🇭🇺 “Let us change the fate that others intended for us! We want Hungarians not to be small and poor, but great and prosperous!”

“I did not set out to put together and lead a government that would simply govern well — others can do that too. What I secretly undertook was something else. I undertook to change the fate of Hungarians — the fate that others assigned to us after the First World War. They destined us to be small and poor, and I want Hungarians to be big and rich. And I am not finished yet.”
“I am not finished yet.”
The quote is one of Viktor Orbán’s classic, grand self-justifications. When viewed from the perspective of 15 years of governance, what emerges behind the sentences is not “misguided promises,” but consistent, narrative-driven falsehoods.
1️⃣ “I didn’t want to govern well” – a retrospective escape hatch
“…to put together and lead a government that governs well…”
What he claims:
Good governance was not the goal—only a means.
The reality after 15 years:
- This functions as a blanket excuse for every failure.
- If education, healthcare, public administration, or infrastructure deteriorates → “that wasn’t the goal.”
- A classic authoritarian technique: rejecting measurability.
👉 Core lie:
He retroactively declares the quality of governance irrelevant.
2️⃣ “Others assigned us our fate” – the myth of the external enemy
“…the fate others assigned to us after World War I…”
What he claims:
Hungarian poverty is the result of a perpetual external will.
The reality:
- Between 2010–2025, he governed with full domestic political control.
- As an EU member state, Hungary was a net beneficiary of EU funds.
- The condition of being “small and poor” is not external coercion, but the outcome of internal political choices.
👉 Core lie:
Present-day failures are blamed on traumas from 100 years ago.
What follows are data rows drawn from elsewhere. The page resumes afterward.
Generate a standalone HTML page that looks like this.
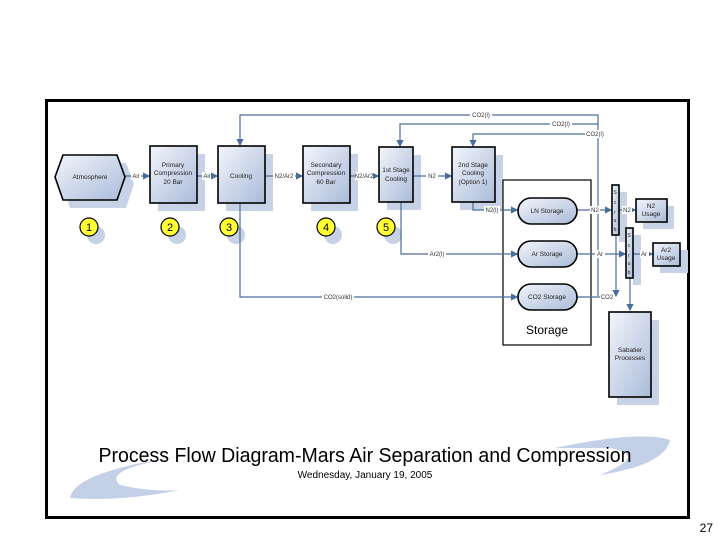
<!DOCTYPE html>
<html><head><style>
body{margin:0;background:#fff;}
svg{display:block;font-family:"Liberation Sans",sans-serif;}
</style></head><body>
<svg width="720" height="540" viewBox="0 0 720 540">
<defs>
<linearGradient id="g" x1="0" y1="0" x2="1" y2="1"><stop offset="0" stop-color="#f2f5fb"/><stop offset="1" stop-color="#aabbd9"/></linearGradient>
<marker id="a" markerWidth="6" markerHeight="6" refX="5" refY="3" orient="auto"><path d="M0,0 L6,3 L0,6 z" fill="#4a6e9c"/></marker>
</defs>
<rect x="46.5" y="100.5" width="642" height="417" fill="#fff" stroke="#000" stroke-width="3"/>
<!-- swooshes -->
<path d="M70,498 Q75,470 190,455 Q100,468 120,485 Q150,492 180,490 Q120,502 70,498z" fill="#c3d0e8"/>
<path d="M555,448 Q640,430 670,440 Q665,465 600,475 Q650,455 610,448 z" fill="#c3d0e8"/>
<g fill="#c8d2e6">
<rect x="158" y="154" width="47" height="57"/><rect x="226" y="154" width="47" height="57"/><rect x="311" y="154" width="47" height="57"/><rect x="387" y="155" width="34" height="55"/><rect x="460" y="155" width="43" height="55"/>
<rect x="526" y="206" width="59" height="26" rx="13"/><rect x="526" y="249" width="59" height="26" rx="13"/><rect x="526" y="292" width="59" height="26" rx="13"/>
<rect x="619" y="192" width="8" height="50"/><rect x="633" y="235" width="8" height="50"/><rect x="643" y="206" width="31" height="23"/><rect x="660" y="250" width="28" height="23"/><rect x="617" y="320" width="42" height="85"/>
<polygon points="70,163 126,163 134,184 126,208 70,208 62,184"/>
<circle cx="96" cy="235" r="9"/><circle cx="177" cy="235" r="9"/><circle cx="236" cy="235" r="9"/><circle cx="333" cy="235" r="9"/><circle cx="393" cy="235" r="9"/>
</g>
<!-- storage container -->
<rect x="503" y="180" width="88" height="165" fill="#fff" stroke="#000" stroke-width="1.2"/>
<text x="547" y="334" font-size="12" text-anchor="middle">Storage</text>
<!-- connectors -->
<g stroke="#4a6e9c" stroke-width="1.2" fill="none">
<line x1="124" y1="176" x2="149" y2="176" marker-end="url(#a)"/>
<line x1="197" y1="176" x2="217" y2="176" marker-end="url(#a)"/>
<line x1="265" y1="176" x2="302" y2="176" marker-end="url(#a)"/>
<line x1="350" y1="176" x2="378" y2="176" marker-end="url(#a)"/>
<line x1="413" y1="176" x2="451" y2="176" marker-end="url(#a)"/>
<polyline points="598,296 598,115 240,115 240,145" marker-end="url(#a)"/>
<polyline points="598,124 400,124 400,146" marker-end="url(#a)"/>
<polyline points="598,134 473,134 473,146" marker-end="url(#a)"/>
<polyline points="473,202 473,210 517,210" marker-end="url(#a)"/>
<polyline points="401,202 401,254 517,254" marker-end="url(#a)"/>
<polyline points="240,203 240,297 517,297" marker-end="url(#a)"/>
<line x1="577" y1="210" x2="611" y2="210" marker-end="url(#a)"/>
<line x1="619" y1="210" x2="635" y2="210" marker-end="url(#a)"/>
<line x1="577" y1="254" x2="625" y2="254" marker-end="url(#a)"/>
<line x1="633" y1="254" x2="652" y2="254" marker-end="url(#a)"/>
<line x1="577" y1="297" x2="611" y2="297"/>
<polyline points="616,235 616,296" marker-end="url(#a)"/>
<polyline points="630,278 630,310" marker-end="url(#a)"/>
</g>
<g font-size="6" fill="#333" text-anchor="middle">
<rect x="131" y="172" width="10" height="8" fill="#fff"/><text x="136" y="178">Air</text>
<rect x="202" y="172" width="9" height="8" fill="#fff"/><text x="207" y="178">Air</text>
<rect x="273" y="172" width="22" height="8" fill="#fff"/><text x="284" y="178">N2/Ar2</text>
<rect x="355" y="172" width="18" height="8" fill="#fff"/><text x="364" y="178">N2/Ar2</text>
<rect x="426" y="172" width="12" height="8" fill="#fff"/><text x="432" y="178">N2</text>
<rect x="470" y="111" width="22" height="8" fill="#fff"/><text x="481" y="117">CO2(l)</text>
<rect x="550" y="120" width="22" height="8" fill="#fff"/><text x="561" y="126">CO2(l)</text>
<rect x="585" y="130" width="20" height="8" fill="#fff"/><text x="595" y="136">CO2(l)</text>
<rect x="484" y="206" width="16" height="8" fill="#fff"/><text x="492" y="212">N2(l)</text>
<rect x="428" y="250" width="18" height="8" fill="#fff"/><text x="437" y="256">Ar2(l)</text>
<rect x="322" y="293" width="32" height="8" fill="#fff"/><text x="338" y="299">CO2(solid)</text>
<rect x="590" y="206" width="10" height="8" fill="#fff"/><text x="595" y="212">N2</text>
<rect x="622" y="206" width="10" height="8" fill="#fff"/><text x="627" y="212">N2</text>
<rect x="595" y="250" width="10" height="8" fill="#fff"/><text x="600" y="256">Ar</text>
<rect x="640" y="250" width="9" height="8" fill="#fff"/><text x="644" y="256">Ar</text>
<rect x="600" y="293" width="14" height="8" fill="#fff"/><text x="607" y="299">CO2</text>
</g>
<!-- nodes -->
<g stroke="#000" stroke-width="1.6" fill="url(#g)">
<polygon points="63,155 117,155 125,177 117,200 63,200 55,177"/>
<rect x="150" y="146" width="47" height="57"/>
<rect x="218" y="146" width="47" height="57"/>
<rect x="303" y="146" width="47" height="57"/>
<rect x="379" y="147" width="34" height="55"/>
<rect x="452" y="147" width="43" height="55"/>
<rect x="518" y="198" width="59" height="26" rx="13"/>
<rect x="518" y="241" width="59" height="26" rx="13"/>
<rect x="518" y="284" width="59" height="26" rx="13"/>
<rect x="612" y="185" width="7" height="50"/>
<rect x="626" y="228" width="7" height="50"/>
<rect x="636" y="199" width="31" height="23"/>
<rect x="653" y="243" width="27" height="23"/>
<rect x="609" y="312" width="42" height="85"/>
</g>
<g font-size="6.5" fill="#222" text-anchor="middle">
<text x="90" y="179">Atmosphere</text>
<text x="173" y="167">Primary</text><text x="173" y="175">Compression</text><text x="173" y="184">20 Bar</text>
<text x="241" y="178">Cooling</text>
<text x="326" y="167">Secondary</text><text x="326" y="175">Compression</text><text x="326" y="184">60 Bar</text>
<text x="396" y="172">1st Stage</text><text x="396" y="181">Cooling</text>
<text x="473" y="167">2nd Stage</text><text x="473" y="175">Cooling</text><text x="473" y="184">(Option 1)</text>
<text x="547" y="213">LN Storage</text><text x="547" y="256">Ar Storage</text><text x="547" y="299">CO2 Storage</text>
<text x="651" y="208">N2</text><text x="651" y="216">Usage</text>
<text x="666" y="252">Ar2</text><text x="666" y="260">Usage</text>
<text x="630" y="352">Sabatier</text><text x="630" y="360">Processes</text>
<text x="615" y="194" font-size="5">S</text><text x="615" y="204" font-size="5">c</text><text x="615" y="214" font-size="5">r</text><text x="615" y="222" font-size="5">u</text><text x="615" y="231" font-size="5">b</text>
<text x="629" y="237" font-size="5">S</text><text x="629" y="247" font-size="5">c</text><text x="629" y="257" font-size="5">r</text><text x="629" y="265" font-size="5">u</text><text x="629" y="274" font-size="5">b</text>
</g>
<g stroke="#000" stroke-width="1.2" fill="#ffff33">
<circle cx="89" cy="227" r="9"/><circle cx="170" cy="227" r="9"/><circle cx="229" cy="227" r="9"/><circle cx="326" cy="227" r="9"/><circle cx="386" cy="227" r="9"/>
</g>
<g font-size="11" text-anchor="middle" fill="#000">
<text x="89" y="231">1</text><text x="170" y="231">2</text><text x="229" y="231">3</text><text x="326" y="231">4</text><text x="386" y="231">5</text>
</g>
<text x="365" y="462" font-size="20" text-anchor="middle" fill="#000" textLength="533" lengthAdjust="spacingAndGlyphs">Process Flow Diagram-Mars Air Separation and Compression</text>
<text x="365" y="478" font-size="10" text-anchor="middle" fill="#000">Wednesday, January 19, 2005</text>
<text x="713" y="532" font-size="12" text-anchor="end" fill="#000">27</text>
</svg>
</body></html>
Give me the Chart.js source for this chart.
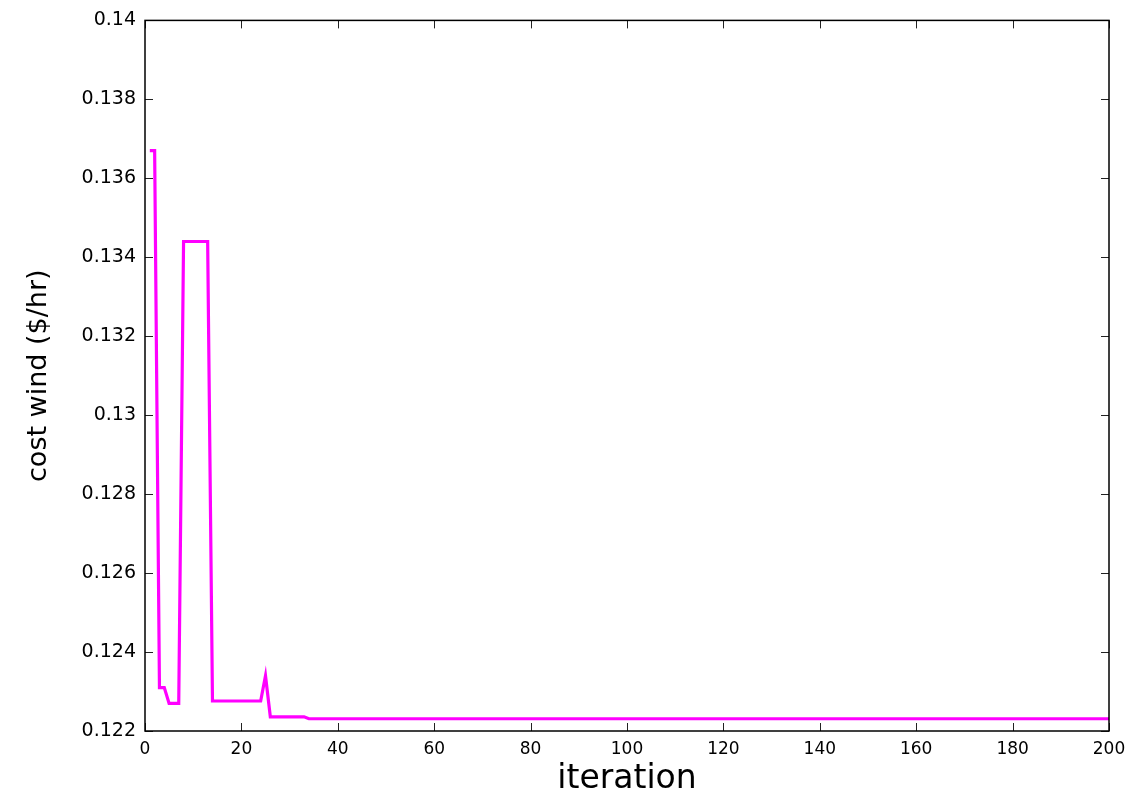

3️⃣ “We will be great and wealthy” – rhetoric vs. social reality
“…I want Hungarians to be great and wealthy…”
The balance sheet after 15 years:
- The real income gap has widened, not narrowed.
- The middle class is eroding; lower strata are frozen in place.
- “Wealth” = a narrow NER elite.
- Mass emigration: those who can leave, do.
👉 Core lie:
By “Hungarians,” he does not mean society as a whole, but a loyalist elite.
4️⃣ “I’m not finished yet” – the normalization of permanent power
“I’m not finished yet.”
What it actually means:
- No closure
- No accountability
- No end state
This is not a vision—it is a permanent state of exception.
👉 Core lie:
Politics is framed as a historical mission so that power can never be relinquished.
🔴 Conclusion – what becomes clear after 15 years?
This quote is no longer a promise—it is a confession:
- ❌ He did not govern well—and does not consider it important
- ❌ Failures are always someone else’s fault
- ❌ Wealth accumulation is not collective, but clientelist
- ❌ Power exists to perpetuate itself
👉 This is not nation-building. It is narrative self-absolution.